We've been reporting on Congress' move to make it nearly impossible for the U.S. Environmental Protection Agency to regulate coal ash — something the agency has been considering for decades, but only began taking seriously after the Tennessee Valley Authority disaster of Dec. 22, 2008.
The bill made it through the U.S. House of Representatives and is waiting on the Senate to make a move.
Duke Energy and Progress Energy, North Carolina's big energy companies — and the ones hoping to merge soon — have outspent every other entity in their coal-ash lobbying efforts. They'd prefer coal-ash regulation stays as it is: minimal; the feds don't regulate it, and the states barely do.
Meanwhile, from The Wall Street Journal's Market Watch blog, a press release from the Environmental Integrity Project:
A total of 20 additional coal ash dump sites causing groundwater and soil contamination in 10 states - Florida, Georgia, Illinois, Indiana, Iowa, Kentucky, Nevada, South Carolina, Tennessee and Texas - have been uncovered by the nonprofit Environmental Integrity Project (EIP).Today, EIP also released a letter to Congress from thousands of residents near coal ash dump sites in 27 states pleading for proper federal oversight - even as some in Congress are urging that federal oversight to clean up toxic coal ash pollution be relaxed and authority to enforce meaningful standards be eliminated.

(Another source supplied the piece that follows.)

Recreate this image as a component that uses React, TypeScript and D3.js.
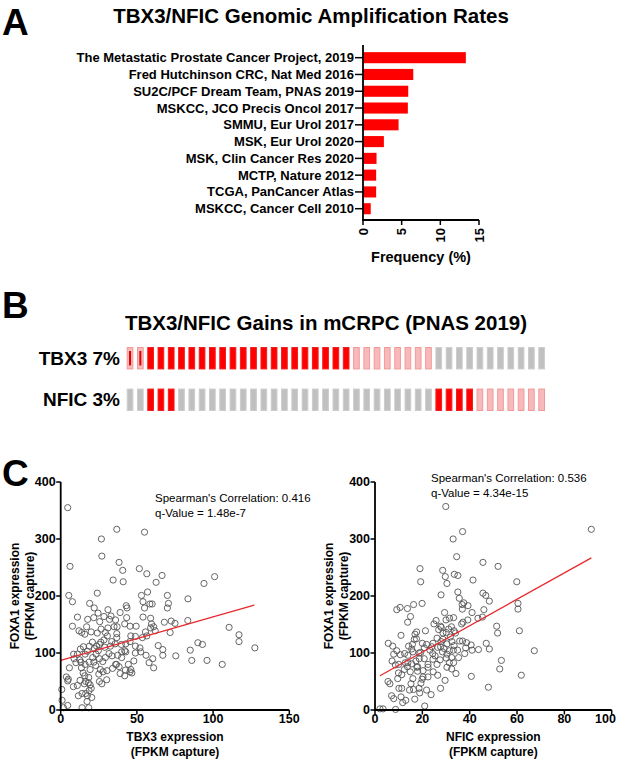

Since 2010, EIP has identified 90 coal ash ponds and landfills with groundwater contamination that have been overlooked in reports prepared by the U.S. Environmental Protection Agency (EPA). Nearly all (19 of 20) of the newly identified problem coal ash dump sites have contaminated groundwater with arsenic or other toxic metals exceeding at least one Safe Drinking Water Act Maximum Contaminant Level (MCL) as well as other health-based standards. An additional site in Indiana has contaminated soil along a rail trail with arsenic 900 times the federal screening levels for site cleanups.